## [Challenge]
Repeat the material exactly from its first line to the line that includes "import plotly.graph_objects as go". Skip pictures.
[Start Data for the task]
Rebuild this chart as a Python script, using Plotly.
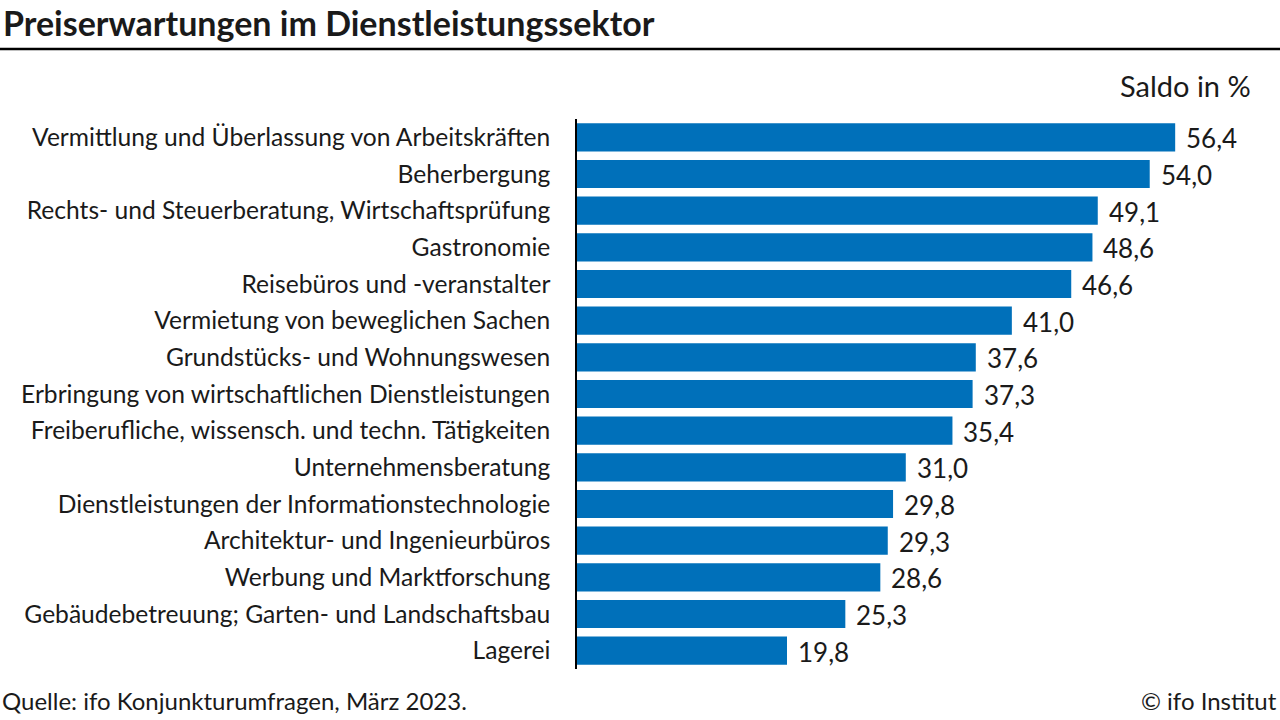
import plotly.graph_objects as go

# Daten: Preiserwartungen im Dienstleistungssektor, Saldo in %
kategorien = [
    "Vermittlung und Überlassung von Arbeitskräften",
    "Beherbergung",
    "Rechts- und Steuerberatung, Wirtschaftsprüfung",
    "Gastronomie",
    "Reisebüros und -veranstalter",
    "Vermietung von beweglichen Sachen",
    "Grundstücks- und Wohnungswesen",
    "Erbringung von wirtschaftlichen Dienstleistungen",
    "Freiberufliche, wissensch. und techn. Tätigkeiten",
    "Unternehmensberatung",
    "Dienstleistungen der Informationstechnologie",
    "Architektur- und Ingenieurbüros",
    "Werbung und Marktforschung",
    "Gebäudebetreuung; Garten- und Landschaftsbau",
    "Lagerei",
]
saldo = [56.4, 54.0, 49.1, 48.6, 46.6, 41.0, 37.6, 37.3, 35.4, 31.0, 29.8, 29.3, 28.6, 25.3, 19.8]

W, H = 1280, 720
L, R, T, B = 577, 3, 119, 51
FONT = "Lato"
TXT = "#1a1a1a"
BLAU = "#0070BA"


def px_x(px):  # Pixel -> paper x
    return (px - L) / (W - L - R)


def px_y(py):  # Pixel -> paper y
    return 1 - (py - T) / (H - T - B)


fig = go.Figure()
fig.add_trace(go.Bar(
    x=saldo,
    y=kategorien,
    orientation="h",
    marker=dict(color=BLAU, line=dict(width=0)),
    width=0.77,
    hoverinfo="skip",
))

anns = []
for k, v in zip(kategorien, saldo):
    anns.append(dict(x=v, y=k, xref="x", yref="y", text=f"{v:.1f}".replace(".", ","),
                     showarrow=False, xanchor="left", xshift=9, yshift=-1,
                     font=dict(family=FONT, size=26, color=TXT)))

anns += [
    dict(x=px_x(1), y=px_y(22), xref="paper", yref="paper", text="<b>Preiserwartungen im Dienstleistungssektor</b>",
         showarrow=False, xanchor="left", yanchor="middle", font=dict(family=FONT, size=34, color=TXT)),
    dict(x=px_x(1253), y=px_y(86), xref="paper", yref="paper", text="Saldo in %",
         showarrow=False, xanchor="right", yanchor="middle", font=dict(family=FONT, size=29, color=TXT)),
    dict(x=px_x(0), y=px_y(700), xref="paper", yref="paper", text="Quelle: ifo Konjunkturumfragen, März 2023.",
         showarrow=False, xanchor="left", yanchor="middle", font=dict(family=FONT, size=24, color=TXT)),
    dict(x=px_x(1279), y=px_y(700), xref="paper", yref="paper", text="© ifo Institut",
         showarrow=False, xanchor="right", yanchor="middle", font=dict(family=FONT, size=24, color=TXT)),
]

fig.update_layout(
    width=W, height=H,
    margin=dict(l=L, r=R, t=T, b=B),
    plot_bgcolor="white", paper_bgcolor="white",
    showlegend=False,
    annotations=anns,
    shapes=[dict(type="line", xref="paper", yref="paper", x0=px_x(0), x1=px_x(W),
                 y0=px_y(49), y1=px_y(49), line=dict(color="black", width=2.5))],
    xaxis=dict(range=[0, 66], visible=False, fixedrange=True),
    yaxis=dict(
        range=[len(kategorien) - 0.5, -0.5],
        showline=True, linecolor="black", linewidth=1.5,
        ticks="", showgrid=False, zeroline=False,
        ticklabelstandoff=20,
        tickfont=dict(family=FONT, size=24.6, color=TXT),
        fixedrange=True,
    ),
)

# Seitenrand des Browsers entfernen, damit die Grafik bei 0,0 beginnt
fig.write_html("out.html", config={"displayModeBar": False},
               post_script="document.body.style.margin='0';")
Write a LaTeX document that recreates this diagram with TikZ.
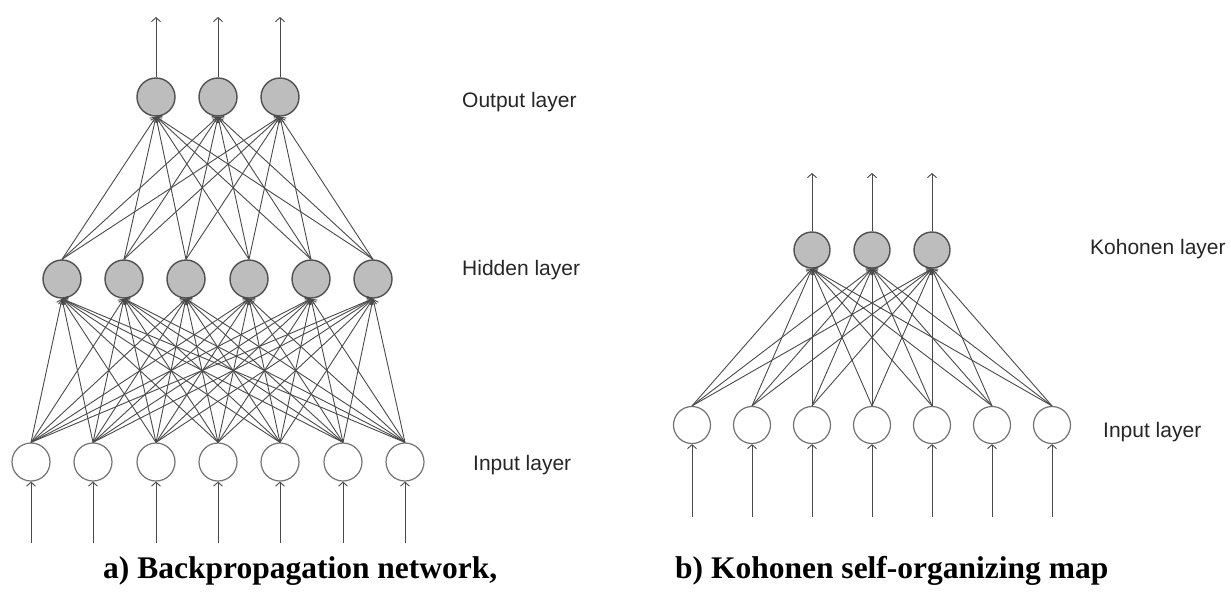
\documentclass[tikz,border=0pt]{standalone}
\usepackage{fontspec}
\setmainfont{Liberation Serif}
\setsansfont{Liberation Sans}
\usetikzlibrary{arrows.meta}
\definecolor{linec}{HTML}{4A4A4A}
\definecolor{neurfill}{HTML}{BDBDBD}
\definecolor{rimc}{HTML}{505050}
\tikzset{
  hid/.style={circle,draw=rimc,line width=1.4pt,fill=neurfill,minimum size=38pt,inner sep=0pt},
  inp/.style={circle,draw=rimc!80,line width=1.2pt,fill=white,minimum size=38pt,inner sep=0pt},
  wire/.style={draw=linec,line width=0.9pt,-{Straight Barb[length=4pt,width=9pt]}},
  lbl/.style={font=\sffamily\fontsize{21}{24}\selectfont,text=black!85,anchor=west,inner sep=0pt},
  captxt/.style={font=\rmfamily\bfseries\fontsize{31.5}{36}\selectfont,anchor=base west,inner sep=0pt}
}
\begin{document}
\begin{tikzpicture}[x=1pt,y=-1pt]
\useasboundingbox (0,0) rectangle (1231,600);
% ---------- a) backpropagation ----------
\foreach \x [count=\i] in {156,218,280} {
  \node[hid] (o\i) at (\x,97) {};
  \coordinate (ot\i) at (\x,17);
}
\foreach \x [count=\i] in {62,124,186,249,311,373} {
  \node[hid] (h\i) at (\x,279) {};
}
\foreach \x [count=\i] in {31,93,156,218,280,343,405} {
  \node[inp] (i\i) at (\x,462) {};
  \coordinate (ib\i) at (\x,543);
}
\foreach \i in {1,...,7} {
  \draw[wire] (ib\i) -- (i\i.south);
  \foreach \j in {1,...,6} { \draw[wire] (i\i.north) -- (h\j.south); }
}
\foreach \j in {1,...,6} {
  \foreach \k in {1,2,3} { \draw[wire] (h\j.north) -- (o\k.south); }
}
\foreach \k in {1,2,3} { \draw[wire] (o\k.north) -- (ot\k); }
\node[lbl] (lo) at (462,102) {Output layer};
\node[lbl] (lh) at (462,270) {Hidden layer};
\node[lbl] (li) at (473,465) {Input layer};
\node[captxt] (ca) at (103,578) {a) Backpropagation network,};
% ---------- b) Kohonen ----------
\foreach \x [count=\i] in {812,872,932} {
  \node[hid,minimum size=36pt] (k\i) at (\x,250) {};
  \coordinate (kt\i) at (\x,173);
}
\foreach \x [count=\i] in {692,752,812,872,932,992,1052} {
  \node[inp,minimum size=37pt] (j\i) at (\x,425) {};
  \coordinate (jb\i) at (\x,517);
}
\foreach \i in {1,...,7} {
  \draw[wire] (jb\i) -- (j\i.south);
  \foreach \k in {1,2,3} { \draw[wire] (j\i.north) -- (k\k.south); }
}
\foreach \k in {1,2,3} { \draw[wire] (k\k.north) -- (kt\k); }
\node[lbl] (lk) at (1090,249) {Kohonen layer};
\node[lbl] (lj) at (1103,432) {Input layer};
\node[captxt] (cb) at (675,578) {b) Kohonen self-organizing map};
\end{tikzpicture}
\end{document}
[End Data for the task]
## [Right answer]
Rebuild this chart as a Python script, using Plotly.
import plotly.graph_objects as go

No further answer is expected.